Angesichts der Anregungen und Bedenken von rund 40 Bürgerinnen und Bürgern machte Klaas noch einmal klar, dass es noch nicht um Detailfragen gehe. Welche Farbe der Klinker habe, wie groß der Anteil an Sozialwohnungen werde, wie tief das Schwimmbecken werde und wann es geöffnet habe, werde in städtebaulichen und privatrechtlichen Verträgen mit Investoren und Betreibern geregelt: Verhandlungen, über die der Rat auf dem Laufenden gehalten werde. „Wir sind froh, dass es den Investor gibt“ unterstrich Pieper. Ein Schwimmbadbetreiber fehlt dagegen noch.

Ärger über Haus Westermann

„Wir können uns erst zum Schwimmbad äußern, wenn wir wissen, was es kostet“, sagte Stierl. Sein politisches Gegenüber Pieper warnte „vor einem Automatismus“. Der Bürgermeister versicherte aber: „Unser Ziel ist es, dass es in Nordkirchen wieder die Möglichkeit gibt zu schwimmen.“

Dass es nicht immer leicht ist für Politik und Verwaltung, mit einem Investor erfolgreich zusammenzuarbeiten, hatten die Ratsmitglieder und die Bürgerinnen und Bürger zuletzt auf dem Weg zur Sitzung gesehen: auf dem Gelände des ehemaligen Hauses Westermann mitten im Ortskern. Die Bauarbeiten sind nicht längst so weit wie verabredet. Stierl nannte das „absolut unbefriedigend“. „Ich schäme mich für diese Entwicklung“, gestand Pieper. Aber ich möchte nicht immer durch die Brille von Haus Westermann bewertet werden.“ Die beiden und auch die Verwaltung hatten jedoch keine Sorge, dass die Absprachen mit den Investoren auf dem viel größeren Hotelquartier deutlich besser laufen werden.

Bei fünf Gegenstimmen (die Grünen und ein CDU-Mitglied) stimmte der Rat für den nächsten Schritt auf dem Weg zur Flächennutzungsplanänderung. Die Verwaltung bereitet jetzt die öffentliche Auslegung der Planunterlagen vor und die Beteiligung der Träger öffentlicher Belange.

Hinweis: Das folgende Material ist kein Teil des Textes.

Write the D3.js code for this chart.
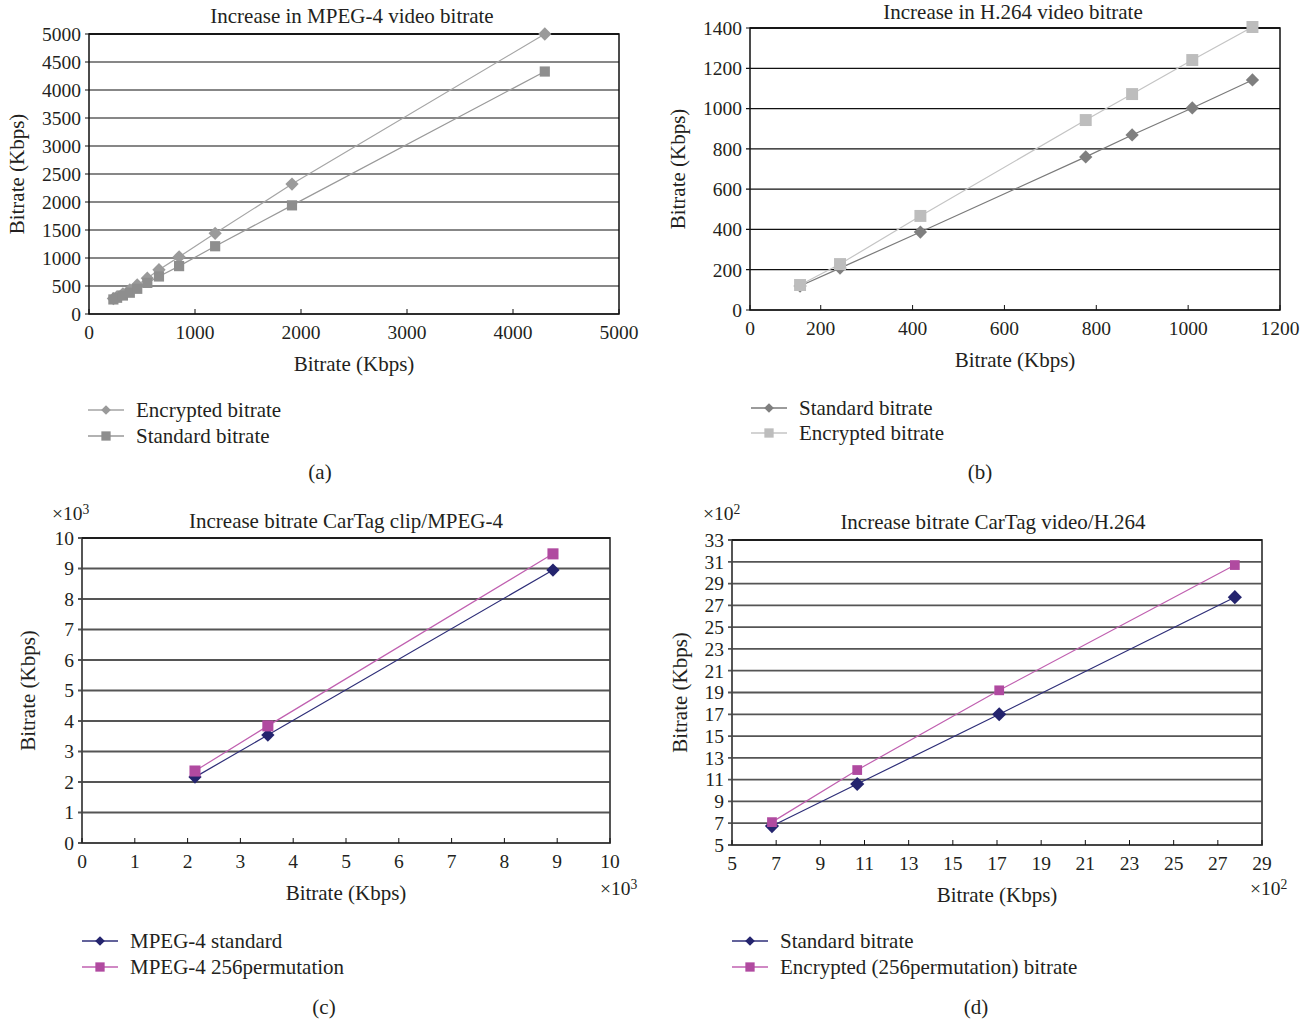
<!DOCTYPE html>
<html><head><meta charset="utf-8">
<script src="https://cdn.jsdelivr.net/npm/d3@7"></script>
<style>body{margin:0;background:#fff}svg{display:block}text{font-family:"Liberation Serif","DejaVu Serif",serif;fill:#231f20}</style>
</head><body>
<script>
// ---- Panel (a): MPEG-4 ----
const aX = [230, 265, 320, 385, 455, 550, 660, 850, 1190, 1915, 4300];
const aEncrypted = [275, 310, 360, 430, 520, 640, 790, 1020, 1440, 2320, 5000];
const aStandard = [260, 290, 330, 380, 450, 555, 670, 855, 1210, 1940, 4330];
const aXTicks = [0, 1000, 2000, 3000, 4000, 5000];
const aYTicks = [0, 500, 1000, 1500, 2000, 2500, 3000, 3500, 4000, 4500, 5000];
// ---- Panel (b): H.264 ----
const bX = [155, 242, 417, 777, 878, 1009, 1140];
const bStandard = [119, 208, 387, 760, 869, 1003, 1142];
const bEncrypted = [124, 228, 467, 943, 1072, 1241, 1405];
const bXTicks = [0, 200, 400, 600, 800, 1000, 1200];
const bYTicks = [0, 200, 400, 600, 800, 1000, 1200, 1400];
// ---- Panel (c): CarTag clip / MPEG-4 (x10^3) ----
const cX = [2.14, 3.52, 8.92];
const cStandard = [2.16, 3.54, 8.95];
const cPermutation = [2.36, 3.84, 9.48];
const cTicks = [0, 1, 2, 3, 4, 5, 6, 7, 8, 9, 10];
// ---- Panel (d): CarTag video / H.264 (x10^2) ----
const dX = [6.81, 10.67, 17.1, 27.77];
const dStandard = [6.74, 10.6, 17.0, 27.75];
const dEncrypted = [7.1, 11.88, 19.2, 30.7];
const dXTicks = [5, 7, 9, 11, 13, 15, 17, 19, 21, 23, 25, 27, 29];
const dYTicks = [5, 7, 9, 11, 13, 15, 17, 19, 21, 23, 25, 27, 29, 31, 33];

const svg = d3.select("body").append("svg").attr("width", 1307).attr("height", 1020);

function panel(o) {
  const g = svg.append("g");
  const x = d3.scaleLinear().domain(o.xDomain).range([o.left, o.right]);
  const y = d3.scaleLinear().domain(o.yDomain).range([o.bottom, o.top]);
  const xp = v => x(Math.max(v, o.xDomain[0]));
  g.selectAll(".grid").data(o.yTicks).enter().append("line")
    .attr("x1", o.left - 4).attr("x2", o.right)
    .attr("y1", d => y(d)).attr("y2", d => y(d))
    .attr("stroke", o.gridColor).attr("stroke-width", o.gridWidth);
  g.append("rect").attr("x", o.left).attr("y", o.top)
    .attr("width", o.right - o.left).attr("height", o.bottom - o.top)
    .attr("fill", "none").attr("stroke", o.frameColor).attr("stroke-width", o.frameWidth);
  g.append("line").attr("x1", o.left).attr("x2", o.right).attr("y1", o.top).attr("y2", o.top)
    .attr("stroke", "#111").attr("stroke-width", 1.5);
  g.selectAll(".xt").data(o.xTicks).enter().append("line")
    .attr("x1", d => xp(d)).attr("x2", d => xp(d))
    .attr("y1", o.bottom).attr("y2", o.bottom - 5)
    .attr("stroke", "#111").attr("stroke-width", 1);
  g.selectAll(".xl").data(o.xTicks).enter().append("text")
    .attr("x", d => xp(d)).attr("y", o.bottom + 18).attr("dy", "0.35em")
    .attr("text-anchor", "middle").attr("font-size", o.tfs).text(d => d);
  g.selectAll(".yl").data(o.yTicks).enter().append("text")
    .attr("x", o.left - 8).attr("y", d => y(d)).attr("dy", "0.35em")
    .attr("text-anchor", "end").attr("font-size", o.tfs).text(d => d);
  g.append("text").attr("x", o.titleX).attr("y", o.titleY).attr("dy", "0.35em")
    .attr("text-anchor", "middle").attr("font-size", o.fs).text(o.title);
  g.append("text").attr("x", (o.left + o.right) / 2).attr("y", o.bottom + o.xLabelOff).attr("dy", "0.35em")
    .attr("text-anchor", "middle").attr("font-size", o.fs).text("Bitrate (Kbps)");
  g.append("text").attr("transform", `translate(${o.yLabelX},${(o.top + o.bottom) / 2}) rotate(-90)`)
    .attr("dy", "0.35em").attr("text-anchor", "middle").attr("font-size", o.fs).text("Bitrate (Kbps)");
  if (o.mult) {
    [o.multTop, o.multBot].forEach(p => {
      const m = g.append("text").attr("x", p[0]).attr("y", p[1]).attr("dy", "0.35em").attr("font-size", o.tfs);
      m.append("tspan").text("\u00d710");
      m.append("tspan").attr("dy", "-0.45em").attr("font-size", o.tfs * 0.7).text(o.mult);
    });
  }
  g.append("text").attr("x", o.letter[1]).attr("y", o.letter[2]).attr("dy", "0.35em")
    .attr("text-anchor", "middle").attr("font-size", o.fs).text(o.letter[0]);

  const line = d3.line().x(d => x(d[0])).y(d => y(d[1]));
  const sym = s => s.shape === "diamond" ? d3.symbol(d3.symbolDiamond2, s.size * s.size / 2)() : d3.symbol(d3.symbolSquare2, s.size * s.size)();
  o.series.forEach(s => {
    const pts = o.xs.map((v, i) => [v, s.values[i]]);
    g.append("path").attr("d", line(pts)).attr("fill", "none").attr("stroke", s.line).attr("stroke-width", 1.2);
  });
  o.series.forEach(s => {
    const pts = o.xs.map((v, i) => [v, s.values[i]]);
    g.selectAll(null).data(pts).enter().append("path")
      .attr("transform", d => `translate(${x(d[0])},${y(d[1])})`)
      .attr("d", sym(s)).attr("fill", s.color);
  });
  const lg = g.append("g");
  o.legendOrder.forEach((s, i) => {
    const yy = o.legend.y + i * o.legend.dy;
    lg.append("line").attr("x1", o.legend.x).attr("x2", o.legend.x + 36)
      .attr("y1", yy).attr("y2", yy).attr("stroke", s.line).attr("stroke-width", 1.3);
    lg.append("path").attr("transform", `translate(${o.legend.x + 18},${yy})`)
      .attr("d", s.shape === "diamond" ? d3.symbol(d3.symbolDiamond2, 60)() : d3.symbol(d3.symbolSquare2, 110)())
      .attr("fill", s.color);
    lg.append("text").attr("x", o.legend.x + 48).attr("y", yy).attr("dy", "0.35em")
      .attr("font-size", o.fs).text(s.name);
  });
}

const aEnc = {name: "Encrypted bitrate", values: aEncrypted, color: "#9a9a9a", line: "#a5a5a5", shape: "diamond", size: 15};
const aStd = {name: "Standard bitrate", values: aStandard, color: "#8e8e8e", line: "#999", shape: "square", size: 11.5};
panel({left: 89, right: 619, top: 34, bottom: 314, xDomain: [0, 5000], yDomain: [0, 5000],
  xTicks: aXTicks, yTicks: aYTicks, xs: aX, series: [aEnc, aStd], legendOrder: [aEnc, aStd],
  gridColor: "#111", gridWidth: 1.2, frameColor: "#111", frameWidth: 1.5, fs: 21, tfs: 19.5,
  title: "Increase in MPEG-4 video bitrate", titleX: 352, titleY: 16, xLabelOff: 50, yLabelX: 17,
  legend: {x: 88, y: 410, dy: 26}, letter: ["(a)", 320, 472]});

const bStd = {name: "Standard bitrate", values: bStandard, color: "#7f7f7f", line: "#7a7a7a", shape: "diamond", size: 15};
const bEnc = {name: "Encrypted bitrate", values: bEncrypted, color: "#bdbdbd", line: "#c4c4c4", shape: "square", size: 13.5};
panel({left: 750, right: 1280, top: 28, bottom: 310, xDomain: [46, 1200], yDomain: [0, 1400],
  xTicks: bXTicks, yTicks: bYTicks, xs: bX, series: [bStd, bEnc], legendOrder: [bStd, bEnc],
  gridColor: "#111", gridWidth: 1.2, frameColor: "#111", frameWidth: 1.5, fs: 21, tfs: 19.5,
  title: "Increase in H.264 video bitrate", titleX: 1013, titleY: 12, xLabelOff: 50, yLabelX: 678,
  legend: {x: 751, y: 408, dy: 25}, letter: ["(b)", 980, 472]});

const cStd = {name: "MPEG-4 standard", values: cStandard, color: "#24246e", line: "#2e2e78", shape: "diamond", size: 15};
const cPerm = {name: "MPEG-4 256permutation", values: cPermutation, color: "#b04aa0", line: "#c060b0", shape: "square", size: 12.5};
panel({left: 82, right: 610, top: 538, bottom: 843, xDomain: [0, 10], yDomain: [0, 10],
  xTicks: cTicks, yTicks: cTicks, xs: cX, series: [cStd, cPerm], legendOrder: [cStd, cPerm],
  gridColor: "#555", gridWidth: 1.8, frameColor: "#444", frameWidth: 1.8, fs: 21, tfs: 19.5,
  title: "Increase bitrate CarTag clip/MPEG-4", titleX: 346, titleY: 521, xLabelOff: 50, yLabelX: 28,
  mult: "3", multTop: [52, 513], multBot: [600, 888],
  legend: {x: 82, y: 941, dy: 26}, letter: ["(c)", 324, 1007]});

const dStd = {name: "Standard bitrate", values: dStandard, color: "#24246e", line: "#2e2e78", shape: "diamond", size: 16};
const dEnc = {name: "Encrypted (256permutation) bitrate", values: dEncrypted, color: "#b04aa0", line: "#c060b0", shape: "square", size: 11};
panel({left: 732, right: 1262, top: 540, bottom: 845, xDomain: [5, 29], yDomain: [5, 33],
  xTicks: dXTicks, yTicks: dYTicks, xs: dX, series: [dStd, dEnc], legendOrder: [dStd, dEnc],
  gridColor: "#555", gridWidth: 1.8, frameColor: "#444", frameWidth: 1.8, fs: 21, tfs: 19.5,
  title: "Increase bitrate CarTag video/H.264", titleX: 993, titleY: 522, xLabelOff: 50, yLabelX: 680,
  mult: "2", multTop: [703, 513], multBot: [1250, 888],
  legend: {x: 732, y: 941, dy: 26}, letter: ["(d)", 976, 1007]});
</script>
</body></html>
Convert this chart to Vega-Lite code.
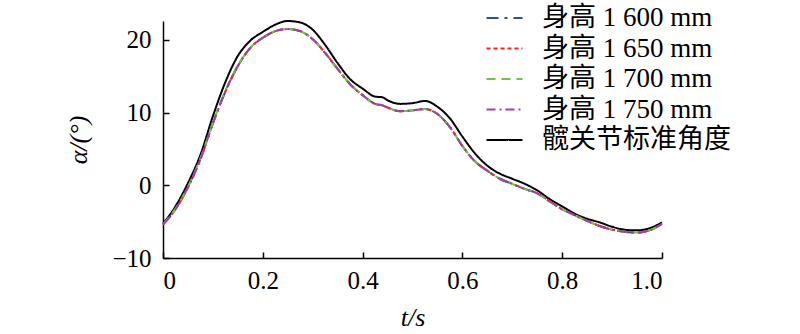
{
  "$schema": "https://vega.github.io/schema/vega-lite/v6.json",
  "autosize": {"type": "none"},
  "padding": {"left": 163, "top": 21, "right": 138, "bottom": 76},
  "width": 499,
  "height": 237,
  "background": "white",
  "config": {
    "view": {"stroke": null},
    "font": "Liberation Serif",
    "axis": {"grid": false, "domainColor": "black", "domainWidth": 1.5, "tickColor": "black", "tickWidth": 1.5, "labelColor": "black", "titleColor": "black", "labelFont": "Liberation Serif", "titleFont": "Liberation Serif", "labelFontSize": 25, "titleFontSize": 26, "titleFontWeight": "normal"}
  },
  "data": {"values": [
    {"t": 0, "std": -5.3, "p1": -5.4, "p2": -5.4, "p3": -5.4, "p4": -5.4},
    {"t": 0.025, "std": -2.9, "p1": -3.3, "p2": -3.3, "p3": -3.2, "p4": -3.3},
    {"t": 0.05, "std": 0.3, "p1": -0.3, "p2": -0.3, "p3": -0.2, "p4": -0.3},
    {"t": 0.075, "std": 4.2, "p1": 3.6, "p2": 3.6, "p3": 3.7, "p4": 3.6},
    {"t": 0.1, "std": 9.5, "p1": 8.5, "p2": 8.5, "p3": 8.6, "p4": 8.5},
    {"t": 0.125, "std": 14.2, "p1": 12.9, "p2": 12.9, "p3": 13.0, "p4": 12.9},
    {"t": 0.15, "std": 17.8, "p1": 16.4, "p2": 16.4, "p3": 16.5, "p4": 16.4},
    {"t": 0.175, "std": 19.9, "p1": 18.9, "p2": 18.9, "p3": 18.9, "p4": 18.9},
    {"t": 0.2, "std": 21.1, "p1": 20.3, "p2": 20.3, "p3": 20.3, "p4": 20.3},
    {"t": 0.225, "std": 22.1, "p1": 21.2, "p2": 21.2, "p3": 21.2, "p4": 21.2},
    {"t": 0.25, "std": 22.6, "p1": 21.5, "p2": 21.5, "p3": 21.5, "p4": 21.5},
    {"t": 0.275, "std": 22.4, "p1": 21.2, "p2": 21.2, "p3": 21.2, "p4": 21.2},
    {"t": 0.3, "std": 21.4, "p1": 20.1, "p2": 20.1, "p3": 20.1, "p4": 20.1},
    {"t": 0.325, "std": 19.3, "p1": 18.2, "p2": 18.2, "p3": 18.2, "p4": 18.2},
    {"t": 0.35, "std": 16.8, "p1": 16.0, "p2": 16.0, "p3": 16.0, "p4": 16.0},
    {"t": 0.375, "std": 14.6, "p1": 13.9, "p2": 13.9, "p3": 13.9, "p4": 13.9},
    {"t": 0.4, "std": 13.3, "p1": 12.4, "p2": 12.4, "p3": 12.4, "p4": 12.4},
    {"t": 0.425, "std": 12.2, "p1": 11.2, "p2": 11.2, "p3": 11.2, "p4": 11.2},
    {"t": 0.44, "std": 12.1, "p1": 11.0, "p2": 11.0, "p3": 11.0, "p4": 11.0},
    {"t": 0.45, "std": 11.7, "p1": 10.7, "p2": 10.7, "p3": 10.7, "p4": 10.7},
    {"t": 0.475, "std": 11.2, "p1": 10.2, "p2": 10.2, "p3": 10.2, "p4": 10.2},
    {"t": 0.5, "std": 11.3, "p1": 10.3, "p2": 10.3, "p3": 10.3, "p4": 10.3},
    {"t": 0.525, "std": 11.6, "p1": 10.5, "p2": 10.5, "p3": 10.5, "p4": 10.5},
    {"t": 0.55, "std": 10.8, "p1": 9.8, "p2": 9.8, "p3": 9.8, "p4": 9.8},
    {"t": 0.575, "std": 9.2, "p1": 8.0, "p2": 8.0, "p3": 8.0, "p4": 8.0},
    {"t": 0.6, "std": 6.7, "p1": 5.4, "p2": 5.4, "p3": 5.4, "p4": 5.4},
    {"t": 0.625, "std": 4.4, "p1": 3.3, "p2": 3.3, "p3": 3.3, "p4": 3.3},
    {"t": 0.65, "std": 2.7, "p1": 2.0, "p2": 2.0, "p3": 2.0, "p4": 2.0},
    {"t": 0.675, "std": 1.6, "p1": 0.9, "p2": 0.9, "p3": 0.9, "p4": 0.9},
    {"t": 0.7, "std": 0.9, "p1": 0.2, "p2": 0.2, "p3": 0.2, "p4": 0.2},
    {"t": 0.725, "std": 0.2, "p1": -0.5, "p2": -0.5, "p3": -0.5, "p4": -0.5},
    {"t": 0.75, "std": -0.7, "p1": -1.1, "p2": -1.1, "p3": -1.1, "p4": -1.1},
    {"t": 0.775, "std": -1.9, "p1": -2.2, "p2": -2.2, "p3": -2.2, "p4": -2.2},
    {"t": 0.8, "std": -2.9, "p1": -3.3, "p2": -3.3, "p3": -3.3, "p4": -3.3},
    {"t": 0.825, "std": -3.9, "p1": -4.1, "p2": -4.1, "p3": -4.1, "p4": -4.1},
    {"t": 0.85, "std": -4.6, "p1": -4.9, "p2": -4.9, "p3": -4.9, "p4": -4.9},
    {"t": 0.875, "std": -5.1, "p1": -5.6, "p2": -5.6, "p3": -5.6, "p4": -5.6},
    {"t": 0.9, "std": -5.7, "p1": -6.1, "p2": -6.1, "p3": -6.1, "p4": -6.1},
    {"t": 0.925, "std": -6.1, "p1": -6.4, "p2": -6.4, "p3": -6.4, "p4": -6.4},
    {"t": 0.95, "std": -6.2, "p1": -6.5, "p2": -6.5, "p3": -6.5, "p4": -6.5},
    {"t": 0.975, "std": -5.9, "p1": -6.2, "p2": -6.2, "p3": -6.2, "p4": -6.2},
    {"t": 1.0, "std": -5.1, "p1": -5.3, "p2": -5.3, "p3": -5.3, "p4": -5.3}
  ]},
  "transform": [
    {"fold": ["std", "p1", "p2", "p3", "p4"], "as": ["k", "v"]}
  ],
  "mark": {"type": "line", "interpolate": "monotone", "strokeWidth": 2, "clip": false},
  "encoding": {
    "x": {"field": "t", "type": "quantitative",
      "scale": {"domain": [0, 1], "nice": false},
      "axis": {"values": [0, 0.2, 0.4, 0.6, 0.8, 1.0], "labelExpr": "datum.value == 0 ? '0' : format(datum.value, '.1f')", "tickSize": -6, "labelPadding": 16, "title": "t/s", "titlePadding": 11, "titleFontStyle": "italic"}},
    "y": {"field": "v", "type": "quantitative",
      "scale": {"domain": [-10, 22.6], "nice": false, "zero": false},
      "axis": {"values": [-10, 0, 10, 20], "tickSize": -6, "labelPadding": 18, "title": "α/(°)", "titlePadding": 20, "titleFontStyle": "italic"}},
    "color": {"field": "k", "type": "nominal",
      "scale": {"domain": ["p1", "p2", "p3", "p4", "std"], "range": ["#2f4f9f", "#ff1f1f", "#66cc33", "#a040a8", "#000000"]},
      "legend": {"orient": "none", "legendX": 328, "legendY": -16.5, "title": null, "symbolType": "M-1.8,0H1.8", "symbolSize": 400, "symbolStrokeWidth": 2, "labelFont": "Liberation Serif, Noto Sans CJK SC", "labelFontSize": 27, "labelColor": "black", "labelOffset": 24, "rowPadding": 2.5, "labelLimit": 300, "padding": 0,
        "labelExpr": "{'p1': '身高 1 600 mm', 'p2': '身高 1 650 mm', 'p3': '身高 1 700 mm', 'p4': '身高 1 750 mm', 'std': '髋关节标准角度'}[datum.value]"}},
    "strokeDash": {"field": "k", "type": "nominal",
      "scale": {"domain": ["p1", "p2", "p3", "p4", "std"], "range": [[12, 6, 3, 6], [4, 3], [9, 6], [9, 4, 2, 4], [1, 0]]},
      "legend": null}
  }
}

Abschließend muss dann noch einmal der Rat über die Änderung des Flächennutzungsplans und des Bebauungsplans entscheiden, um Baurecht für das geplante Hotelquartier zu schaffen. Die Flächennutzungsplanänderung wird im Anschluss der Bezirksregierung Münster zur Genehmigung vorgelegt.

Der ersten Fassung des Textes war irrtümlich zu entnehmen, dass der Rat schon jetzt über die Flächennutzungsplanänderung abgestimmt hätte. Richtig ist, dass er mit seinem Votum den Weg dafür frei gemacht hat.